BLOG-What’s at Stake

Last year on Mother’s Day Weekend I was putting bean, pea, and tomato starts in the ground. The tomato plants did fine, the peas were marginal, and the beans literally flopped. Frankly, I’m embarrassed by the weak supports I provided them. At first, the tomatoes were marked by criss crossed bamboo twigs while the peas and beans got a complicated but fragile trellis. The idea was good but poorly executed. A much better example was provided by my friends at Rocket Acre farms. Their trellis towered over their plantings giving the pea and bean starts plenty of room to grow up. Simple and sturdy, the early investment in infrastructure made a world of difference at harvest; their yields were so much better than mine.

So tomorrow is Mother’s Day again and that means today I’m planting. I’m also investing in the foundation that my young vegetables need to prosper. As I plant, I will build up strong supports around each vegetable start. In theory the more stable their underpinning is, the more and larger fruit their branches will bare.

I’m very excited about this year’s starts. The peas and beans have come from Yellow Springs Botanicals, opening soon at 4550 US Rte 68 North. They participated at the Yellow Springs Farmers Market for the first time on 5 May and were very happy with their reception. I was very happy with the rattlesnake beans and snap peas they offered and brought six plants for the home garden. I also garnered Green Zebra and Pineapple Tomato plants from Peach Mountain Organics revealing my love of salad over marinara sauce. I intend to eat their fruit like apples and, as my Grandpa Kelly used to do, take a salt shaker into the morning garden to eat tomatoes sun warmed off the vine.

Here is today’s plan: I have a mix of tomato cages, stakes, and supports. The tomato starts will be surrounded by a layered set of cylindrical fences; the wider the cylinder, the higher it will be placed above the ground. I’ve selected rabbit fence in a hopefully reasonable compromise between support density for the branching stems and open access to the fruit. The bush beans and peas will be supported by netting and strings intend to guide the vines up. I will make use of some old tomato cages but will firmly affix the cages using wooden stakes.

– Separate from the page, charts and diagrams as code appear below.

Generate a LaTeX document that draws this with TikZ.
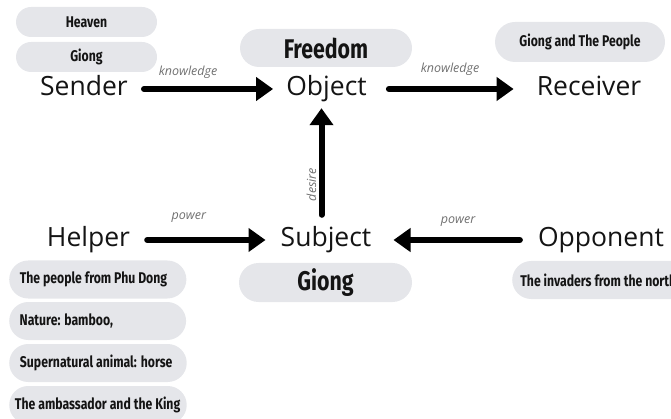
\documentclass[tikz,border=0pt]{standalone}
\usepackage{fontspec}
\setmainfont{Open Sans}
\newfontfamily\condf{Fira Sans}[FakeStretch=0.79]
\usetikzlibrary{arrows.meta,shapes.misc}
\definecolor{pillgray}{HTML}{E5E6EA}
\definecolor{lblgray}{HTML}{707070}
\definecolor{ink}{HTML}{141414}
\tikzset{
  role/.style={inner sep=0pt, text height=20pt, text depth=6pt, font=\fontsize{26.5}{30}\selectfont, text=ink},
  pill/.style={rounded rectangle, fill=pillgray, inner sep=0pt, text=ink},
  smallpill/.style={pill, minimum height=30pt, font=\condf\bfseries\fontsize{15.5}{17}\selectfont},
  bigpill/.style={pill, minimum height=38pt, font=\condf\bfseries\fontsize{27}{29}\selectfont},
  listpill/.style={pill, minimum height=38pt, anchor=west, inner xsep=9pt, font=\condf\bfseries\fontsize{15.5}{17}\selectfont},
  arr/.style={line width=6pt, line cap=round, -{Triangle[length=17pt,width=23pt]}, draw=black},
  lbl/.style={font=\itshape\fontsize{12.5}{14}\selectfont, text=lblgray, inner sep=0pt}
}
\begin{document}
\begin{tikzpicture}[x=1pt,y=-1pt]
\useasboundingbox (0,0) rectangle (671,419);
% roles
\node[role] (sender) at (84,89) {Sender};
\node[role] (object) at (326.5,89) {Object};
\node[role] (receiver) at (589,89) {Receiver};
\node[role] (helper) at (88.5,240) {Helper};
\node[role] (subject) at (326,240) {Subject};
\node[role] (opponent) at (601,240) {Opponent};
% pills
\node[smallpill, minimum width=141pt] (heaven) at (86.5,22) {Heaven};
\node[smallpill, minimum width=141pt] (giongs) at (86.5,57) {Giong};
\node[bigpill, minimum width=172pt] (freedom) at (326,48) {Freedom};
\node[smallpill, minimum width=170pt, minimum height=40pt] (people) at (580,42) {Giong and The People};
\node[bigpill, minimum width=173pt, minimum height=39pt] (giong) at (325.5,282.5) {Giong};
\node[listpill, inner xsep=7pt] (invaders) at (512,280) {\makebox[170pt][l]{The invaders from the north}};
\node[listpill] (phudong) at (9,279.5) {\makebox[156pt][l]{The people from Phu Dong}};
\node[listpill] (nature) at (9,321) {\makebox[156pt][l]{Nature: bamboo,}};
\node[listpill] (horse) at (9,363) {\makebox[156pt][l]{Supernatural animal: horse}};
\node[listpill, inner xsep=4pt] (king) at (9,405) {\makebox[166pt][l]{The ambassador and the King}};
% connectors
\draw[arr, shorten <=16pt, shorten >=13pt] (sender.east) -- node[lbl, pos=0.38, yshift=17pt] {knowledge} (object.west);
\draw[arr, shorten <=22pt, shorten >=23pt] (object.east) -- node[lbl, pos=0.49, yshift=20pt] {knowledge} (receiver.west);
\draw[arr, shorten <=12pt, shorten >=6pt] ([xshift=-4.5pt]subject.north) -- node[lbl, pos=0.34, rotate=90, yshift=10pt] {desire} ([xshift=-4.5pt]subject.north |- object.south);
\draw[arr, shorten <=17pt, shorten >=15pt] (helper.east) -- node[lbl, pos=0.39, yshift=22pt] {power} (subject.west);
\draw[arr, shorten <=18pt, shorten >=22pt] (opponent.west) -- node[lbl, pos=0.48, yshift=18pt] {power} (subject.east);
\end{tikzpicture}
\end{document}
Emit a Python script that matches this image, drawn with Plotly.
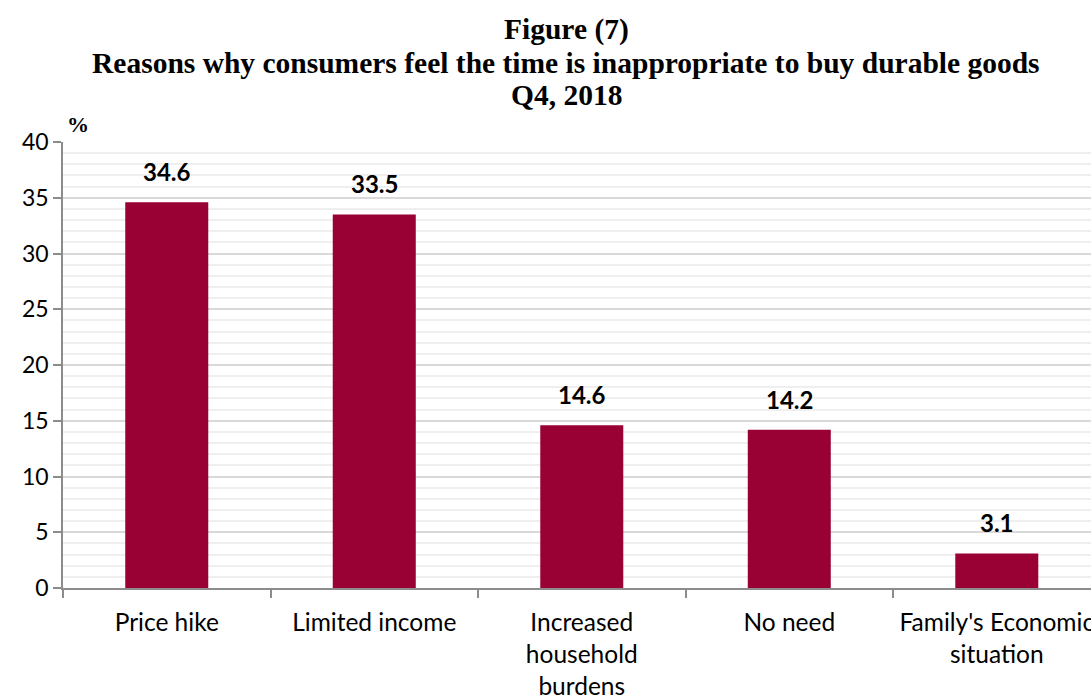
import plotly.graph_objects as go

categories = ["Price hike", "Limited income", "Increased<br>household<br>burdens", "No need", "Family's Economic<br>situation"]
values = [34.6, 33.5, 14.6, 14.2, 3.1]
value_labels = ["34.6", "33.5", "14.6", "14.2", "3.1"]
y_ticks = [0, 5, 10, 15, 20, 25, 30, 35, 40]
title_lines = ["Figure (7)", "Reasons why consumers feel the time is inappropriate to buy durable goods", "Q4, 2018"]

BAR = "#990033"
FONT = "Lato"
H = 695

fig = go.Figure()
fig.add_trace(go.Bar(x=categories, y=values, marker=dict(color=BAR, line=dict(width=0)), width=0.4))

for c, v, t in zip(categories, values, value_labels):
    fig.add_annotation(x=c, y=v, text="<b>%s</b>" % t, showarrow=False, yanchor="bottom", yshift=14,
                       font=dict(family=FONT, size=24, color="black"))

for i, line in enumerate(title_lines):
    ypix = 30 + 32.5 * i
    fig.add_annotation(xref="paper", yref="paper", x=(566 - 63) / 1028, y=(H - 107 - ypix) / (H - 142 - 107),
                       xanchor="center", yanchor="middle", text="<b>%s</b>" % line, showarrow=False,
                       font=dict(family="Liberation Serif", size=29.5, color="black"))

fig.add_annotation(xref="paper", yref="paper", x=0.002, y=1.0, yshift=3, xanchor="left", yanchor="bottom",
                   text="<b>%</b>", showarrow=False, font=dict(family="Liberation Serif", size=22, color="black"))

fig.update_layout(
    width=1091, height=H,
    margin=dict(l=63, r=0, t=142, b=107),
    plot_bgcolor="white", paper_bgcolor="white",
    showlegend=False,
    xaxis=dict(range=[-0.5, 4.454], automargin=False, showline=True, linecolor="#8c8c8c", linewidth=1.5,
               ticks="outside", tickson="boundaries", ticklen=8, tickcolor="#8c8c8c", tickwidth=1.5,
               ticklabelstandoff=12,
               tickfont=dict(family=FONT, size=24.5, color="black"), showgrid=False),
    yaxis=dict(range=[0, 40], automargin=False, tickvals=y_ticks, showline=True, linecolor="#8c8c8c", linewidth=1.5,
               ticks="outside", ticklen=8, tickcolor="#8c8c8c", tickwidth=1.5,
               tickfont=dict(family=FONT, size=23, color="black"),
               showgrid=True, gridcolor="#d9d9d9", gridwidth=1.5, zeroline=False,
               minor=dict(dtick=1, showgrid=True, gridcolor="#efefef", gridwidth=1.5, ticks="")),
)

fig.write_html("out.html")
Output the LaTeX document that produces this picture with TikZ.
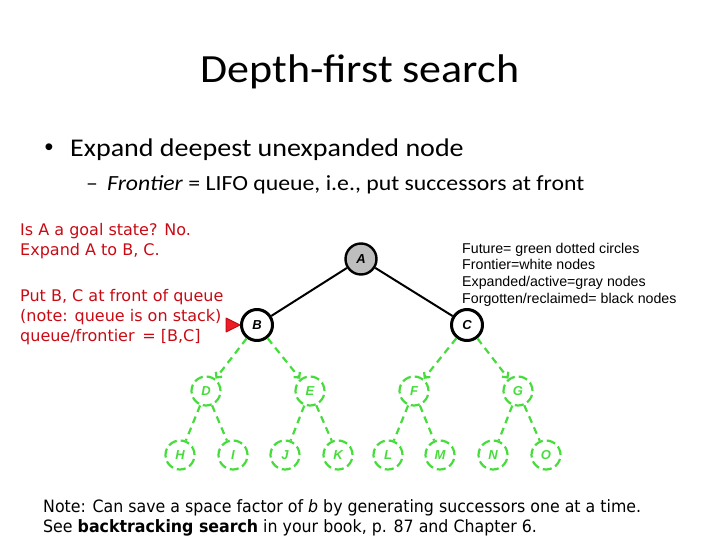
\documentclass[tikz,border=0pt]{standalone}
\usepackage{fontspec}
\setmainfont[FakeStretch=1.1]{Carlito}
\newfontfamily\notefont{DejaVu Sans}
\newfontfamily\bottomfont[FakeStretch=0.93]{DejaVu Sans}
\newfontfamily\legendfont{Liberation Sans}
\usetikzlibrary{arrows.meta}
\definecolor{notered}{RGB}{200,10,20}
\definecolor{pointred}{RGB}{235,30,40}
\definecolor{futuregreen}{RGB}{70,220,60}
\definecolor{expgray}{RGB}{190,190,190}
\begin{document}
\begin{tikzpicture}[x=1pt,y=-1pt,>=latex,line join=bevel,
  treenode/.style={circle,inner sep=0pt,font=\legendfont\bfseries\itshape\fontsize{13}{13}\selectfont},
  expanded/.style={treenode,draw=black,line width=2.4pt,fill=expgray,minimum size=31pt},
  frontier/.style={treenode,draw=black,line width=3pt,fill=white,minimum size=31pt},
  future/.style={treenode,draw=futuregreen,line width=2.2pt,dash pattern=on 9pt off 4pt,minimum size=29pt,text=futuregreen},
  treeedge/.style={black,line width=2pt},
  futureedge/.style={futuregreen,line width=2.2pt,dash pattern=on 7pt off 5pt},
  redtext/.style={anchor=base west,text=notered,font=\notefont\fontsize{16}{20}\selectfont,align=left,inner sep=0pt},
  ]
\useasboundingbox (0,0) rectangle (720,540);
%%
\node (title) at (360,83) [anchor=base,font=\fontsize{40}{40}\selectfont] {Depth-first search};
\node (bullet) at (49,156) [anchor=base,font=\legendfont\fontsize{25}{25}\selectfont] {•};
\node (point_1) at (70,157) [anchor=base west,inner sep=0pt,font=\fontsize{25.5}{26}\selectfont] {Expand deepest unexpanded node};
\node (dash) at (92,191) [anchor=base,font=\fontsize{21.6}{22}\selectfont] {–};
\node (point_2) at (107,191) [anchor=base west,inner sep=0pt,font=\fontsize{21.6}{22}\selectfont] {\textit{Frontier} = LIFO queue, i.e., put successors at front};
%
\node (goal) at (20,255) [redtext] {Is A a goal state? No.\\Expand A to B, C.};
\node (queue) at (20,341) [redtext] {Put B, C at front of queue\\(note: queue is on stack)\\queue/frontier \,= [B,C]};
\node (legend) at (462,303) [anchor=base west,inner sep=0pt,align=left,font=\legendfont\fontsize{14.2}{16.6}\selectfont] {Future= green dotted circles\\Frontier=white nodes\\Expanded/active=gray nodes\\Forgotten/reclaimed= black nodes};
%
\node (node_A) at (361,259) [expanded] {A};
\node (node_B) at (257,325) [frontier] {B};
\node (node_C) at (467,325) [frontier] {C};
\node (node_D) at (206,391) [future] {D};
\node (node_E) at (310,391) [future] {E};
\node (node_F) at (414,391) [future] {F};
\node (node_G) at (518,391) [future] {G};
\node (node_H) at (180,455) [future] {H};
\node (node_I) at (233,455) [future] {I};
\node (node_J) at (285,455) [future] {J};
\node (node_K) at (338,455) [future] {K};
\node (node_L) at (388,455) [future] {L};
\node (node_M) at (440,455) [future] {M};
\node (node_N) at (493,455) [future] {N};
\node (node_O) at (546,455) [future] {O};
\draw [treeedge] (node_A) -- (node_B);
\draw [treeedge] (node_A) -- (node_C);
\draw [futureedge,-{Straight Barb[length=4pt,width=8pt]}] (node_B) -- (node_D);
\draw [futureedge,-{Straight Barb[length=4pt,width=8pt]}] (node_B) -- (node_E);
\draw [futureedge,-{Straight Barb[length=4pt,width=8pt]}] (node_C) -- (node_F);
\draw [futureedge,-{Straight Barb[length=4pt,width=8pt]}] (node_C) -- (node_G);
\draw [futureedge] (node_D) -- (node_H);
\draw [futureedge] (node_D) -- (node_I);
\draw [futureedge] (node_E) -- (node_J);
\draw [futureedge] (node_E) -- (node_K);
\draw [futureedge] (node_F) -- (node_L);
\draw [futureedge] (node_F) -- (node_M);
\draw [futureedge] (node_G) -- (node_N);
\draw [futureedge] (node_G) -- (node_O);
\draw [draw=notered,fill=pointred,line width=1pt] (226,318) -- (240,325) -- (226,332) -- cycle;
%
\node (note) at (43,532) [anchor=base west,inner sep=0pt,align=left,font=\bottomfont\fontsize{17}{20}\selectfont] {Note: Can save a space factor of \textit{b} by generating successors one at a time.\\See \textbf{backtracking search} in your book, p. 87 and Chapter 6.};
%
\end{tikzpicture}
\end{document}
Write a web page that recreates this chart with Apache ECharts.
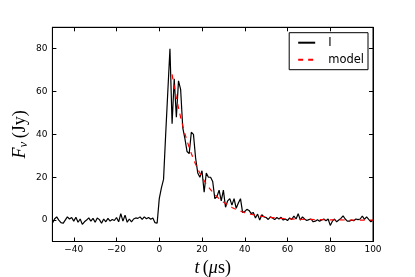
<!DOCTYPE html>
<html><head><meta charset="utf-8">
<script src="https://cdn.jsdelivr.net/npm/echarts@6/dist/echarts.min.js"></script>
<style>html,body{margin:0;padding:0;background:#fff}#c{width:415px;height:277px}</style>
</head><body><div id="c"></div>
<script>
// Sampling grid of the measured light curve (µs)
const tStart = -50, tStep = 1;
// Measured flux density I (Jy), one value per µs from -50 to 100
const fluxI = [
  -1.5, 0.5, 1.5, 0, -1.2, -1.5, 0, 1.5, 0.5, 1.2,
  -0.5, 1.3, -1, 0.5, -2, -0.8, 0, 1, -0.5, 0.8,
  -1, 1, 0.2, -1.5, 0.5, -0.8, 0.8, -0.5, 0.3, -0.2,
  1.2, -0.8, 3, -0.5, 2.3, -1, 0.5, -0.8, 0.5, 1,
  0.8, 1.5, 0.3, 1.5, 0.6, 1.2, 0.4, 1, -1.2, -1.5,
  10, 15, 19, 40, 60, 80, 45, 66, 48, 65,
  61, 43, 38, 32, 31, 41, 40, 29, 22, 20,
  23, 13, 22, 20, 20, 18, 10, 11, 14, 9,
  14, 6, 9, 10, 7, 10, 5.5, 8, 10, 3.5,
  4, 5, 4.5, 3, 3.5, 1, 2.8, 0, 2.5, 1.5,
  1.2, 0.3, 1.5, 1, 0.2, 1.2, 0.5, 1.3, 0, 0.5,
  -0.2, 1, 0.3, 1.9, 0.5, 3, 0, 1.5, 0.5, -0.2,
  0.2, 0.5, -0.8, -0.5, 0.2, -0.5, 0, 0.5, -0.3, 0.5,
  -2.5, -0.5, 0.5, -0.8, 0, 0.8, 2, 0.5, -0.5, -0.5,
  0, -0.3, 0.5, 0.2, 0.5, 1.9, 0.3, 1.5, 0.3, -0.8, 0
];
// Model curve
const modelT = [6,7,8,9,10,11,12,13,14,15,16,17,18,19,20,21,22,23,24,25,26,27,28,29,30,31,32,33,34,35,36,37,38,39,40,42,44,46,48,50,55,60,65,70,75,80,90,100];
const modelF = [68.0,62.3,57.1,52.4,48.0,44.0,40.3,37.0,33.9,31.1,28.5,26.1,23.9,21.9,20.1,18.4,16.9,15.5,14.2,13.0,11.9,10.9,10.0,9.2,8.4,7.7,7.1,6.5,5.9,5.4,5.0,4.6,4.2,3.8,3.5,2.9,2.5,2.1,1.7,1.5,0.9,0.6,0.4,0.3,0.2,0.1,0.0,0.0];
// Tick labels
const xTicks = [-40, -20, 0, 20, 40, 60, 80, 100];
const yTicks = [0, 20, 40, 60, 80];

const times = fluxI.map((_, i) => tStart + i * tStep);
const dataI = times.map((t, i) => [t, fluxI[i]]);
const dataModel = modelT.map((t, i) => [t, modelF[i]]);

const tickFont = {fontFamily: 'DejaVu Sans', fontSize: 9, color: '#000'};
const serif = 'Liberation Serif';
const rich = {
  i: {fontFamily: serif, fontStyle: 'italic', fontSize: 18, color: '#000', lineHeight: 20},
  r: {fontFamily: serif, fontSize: 18, color: '#000', lineHeight: 20},
  s: {fontFamily: serif, fontStyle: 'italic', fontSize: 13, color: '#000', lineHeight: 13, verticalAlign: 'bottom'}
};
const lineBlack = {show: true, onZero: false, lineStyle: {color: '#000', width: 1}};
const tickCommon = {show: true, inside: true, length: 4, lineStyle: {color: '#000', width: 1}};

const chart = echarts.init(document.getElementById('c'), null, {renderer: 'canvas'});
chart.setOption({
  animation: false,
  backgroundColor: '#fff',
  grid: {left: 52.4, right: 42, top: 27.3, bottom: 35.5, show: true, borderColor: '#000', borderWidth: 1,
         containLabel: false, outerBoundsMode: 'none'},
  legend: {
    right: 47, top: 32.7, orient: 'vertical',
    borderColor: '#000', borderWidth: 1, padding: [4, 4, 4, 8],
    itemWidth: 17, itemHeight: 14, itemGap: 5,
    itemStyle: {opacity: 0},
    textStyle: {fontFamily: 'DejaVu Sans', fontSize: 11.5, color: '#000', padding: [0, 0, 0, 8]},
    data: ['I', 'model']
  },
  xAxis: [{
    type: 'value', min: -50, max: 100, position: 'bottom',
    axisLine: lineBlack,
    axisTick: Object.assign({}, tickCommon, {customValues: xTicks}),
    axisLabel: Object.assign({}, tickFont, {customValues: xTicks, margin: 4, formatter: v => String(v).replace('-', '\u2212')}),
    splitLine: {show: false},
    name: '{i|t} {r|(}{i|\u03bc}{r|s)}', nameLocation: 'middle', nameGap: 15,
    nameTextStyle: {rich: rich}
  }, {
    type: 'value', min: -50, max: 100, position: 'top',
    axisLine: lineBlack,
    axisTick: Object.assign({}, tickCommon, {customValues: xTicks}),
    axisLabel: {show: false}, splitLine: {show: false}
  }],
  yAxis: [{
    type: 'value', min: -10, max: 90, position: 'left',
    axisLine: lineBlack,
    axisTick: Object.assign({}, tickCommon, {customValues: yTicks}),
    axisLabel: Object.assign({}, tickFont, {customValues: yTicks, margin: 5}),
    splitLine: {show: false},
    name: '{i|F}{s|\u03bd} {r|(Jy)}', nameLocation: 'middle', nameGap: 22, nameRotate: 90,
    nameMoveOverlap: false,
    nameTextStyle: {rich: rich}
  }, {
    type: 'value', min: -10, max: 90, position: 'right',
    axisLine: lineBlack,
    axisTick: Object.assign({}, tickCommon, {customValues: yTicks}),
    axisLabel: {show: false}, splitLine: {show: false}
  }],
  series: [{
    name: 'I', type: 'line', data: dataI, symbol: 'none', xAxisIndex: 0, yAxisIndex: 0,
    lineStyle: {color: '#000', width: 1.2}, itemStyle: {color: '#000'}, z: 3
  }, {
    name: 'model', type: 'line', data: dataModel, symbol: 'none', xAxisIndex: 0, yAxisIndex: 0,
    lineStyle: {color: '#ff0000', width: 1.2, type: [5, 5]}, itemStyle: {color: '#ff0000'}, z: 4
  }]
});
</script>
</body></html>
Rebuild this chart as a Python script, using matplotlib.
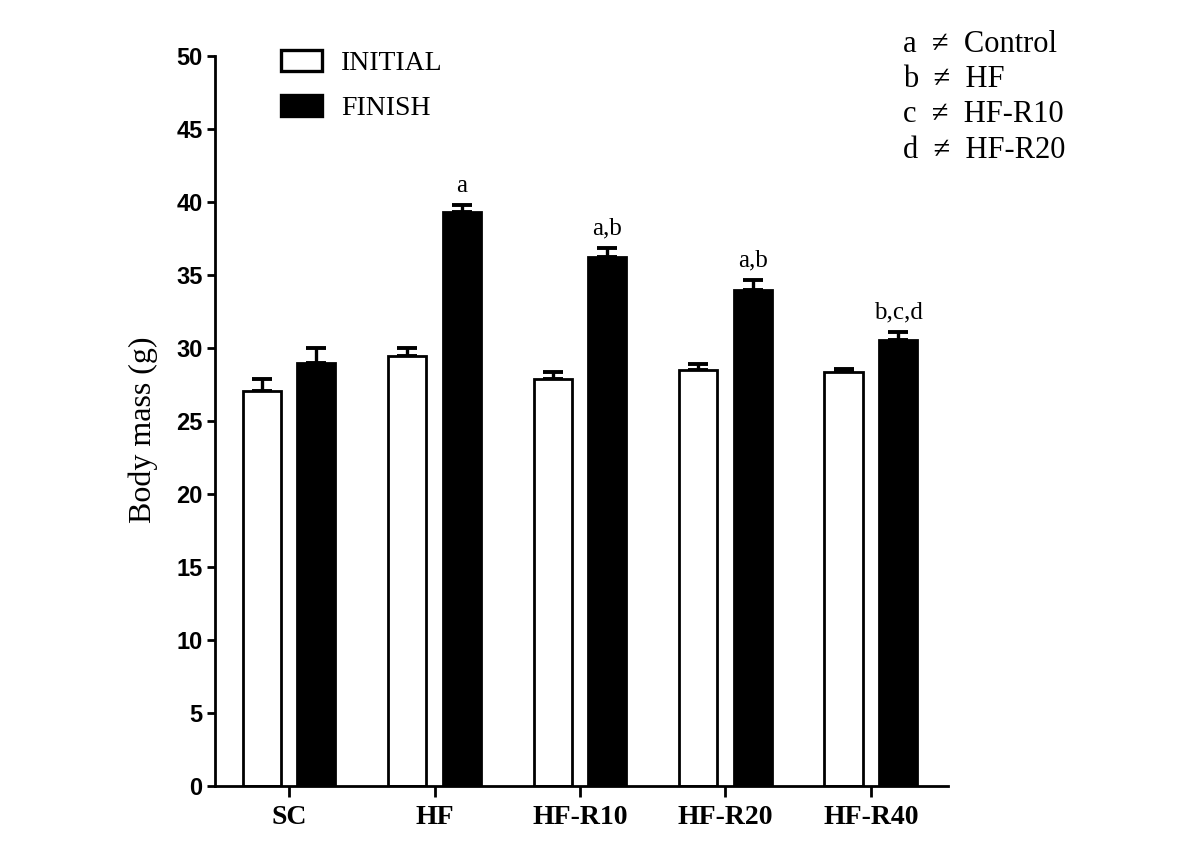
import matplotlib
matplotlib.use("Agg")
import matplotlib.pyplot as plt
import numpy as np
from matplotlib.patches import Patch

groups = ["SC", "HF", "HF-R10", "HF-R20", "HF-R40"]
initial = [27.05, 29.45, 27.9, 28.5, 28.35]
initial_err = [0.85, 0.55, 0.45, 0.4, 0.2]
finish = [29.0, 39.3, 36.2, 34.0, 30.55]
finish_err = [1.0, 0.5, 0.65, 0.65, 0.55]
sig_labels = ["", "a", "a,b", "a,b", "b,c,d"]
series_names = ["INITIAL", "FINISH"]
key_lines = ["a  \u2260  Control", "b  \u2260  HF", "c  \u2260  HF-R10", "d  \u2260  HF-R20"]
yticks = [0, 5, 10, 15, 20, 25, 30, 35, 40, 45, 50]

serif = ["Liberation Serif", "DejaVu Serif"]
sans = ["Liberation Sans", "DejaVu Sans"]

fig = plt.figure(figsize=(12, 8.48), dpi=100)
ax = fig.add_axes([215/1200, 62/848, 733/1200, 730/848])

x = np.arange(len(groups))
off = 0.188
w = 0.262
lw = 2.0

ax.bar(x - off, initial, w, color="white", edgecolor="black", linewidth=lw, zorder=2)
ax.bar(x + off, finish, w, color="black", edgecolor="black", linewidth=lw, zorder=2)
ax.errorbar(x - off, initial, yerr=[np.zeros(len(initial)), initial_err], fmt="none",
            ecolor="black", elinewidth=2.4, capsize=7.5, capthick=2.8, zorder=1)
ax.errorbar(x + off, finish, yerr=[np.zeros(len(finish)), finish_err], fmt="none",
            ecolor="black", elinewidth=2.4, capsize=7.5, capthick=2.8, zorder=1)

for xi, v, e, s in zip(x + off, finish, finish_err, sig_labels):
    if s:
        ax.annotate(s, (xi, v + e), xytext=(0, 6), textcoords="offset points",
                    ha="center", va="bottom", fontsize=18, family=serif)

ax.set_xlim(-0.509, 4.53)
ax.set_ylim(0, 50)
ax.set_yticks(yticks)
ax.set_yticklabels([str(t) for t in yticks], fontsize=17, fontweight="bold", family=sans)
ax.set_xticks(x)
ax.set_xticklabels(groups, fontsize=20, fontweight="bold", family=serif)
ax.tick_params(axis="y", length=6, width=2.0, pad=3)
ax.tick_params(axis="x", length=8, width=2.0, pad=6)
for sp in ["top", "right"]:
    ax.spines[sp].set_visible(False)
for sp in ["left", "bottom"]:
    ax.spines[sp].set_linewidth(2.0)

ax.set_ylabel("Body mass (g)", fontsize=23, family=serif)
ax.yaxis.set_label_coords(-0.078, (786 - 430) / 730)

handles = [Patch(facecolor="white", edgecolor="black", linewidth=2.4),
           Patch(facecolor="black", edgecolor="black", linewidth=2.4)]
fig.legend(handles, series_names, loc="upper left", bbox_to_anchor=(281/1200, 1 - 50/848),
           frameon=False, prop={"family": serif, "size": 20}, handlelength=1.47,
           handleheight=0.8, handletextpad=0.68, labelspacing=0.68, borderpad=0,
           borderaxespad=0)

for i, t in enumerate(key_lines):
    fig.text(903/1200, 1 - (44 + i*35.5)/848, t, fontsize=22, family=serif, ha="left", va="center")

fig.savefig("out.png", dpi=100)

On Saturday this Mother’s Day Weekend, Yellow Springs will have a bounty of social experiences around the town: the farmers markets at Kings Yard and the Corner Cone, the morning soccer games at the high school, and the afternoon music festival at the Byran Center organized as a senior project by Rory Papania and Nathaniel Reed. You will also find many gardeners out in the neighborhoods of Yellow Springs. I’m grateful to the town’s front yard gardeners who offered ready conversation, sound advise, and fruitful examples to my hungry eyes and ears last year. I garden myself in a south-facing front yard setting an example in my neighborhood for good or ill. If you wander by, feel free to offer pointers and muses on your own plans for lawn and garden. This growing season will be interesting with the unseasonably warm weather, and a ready exchange of strategies will help us realize all its promise.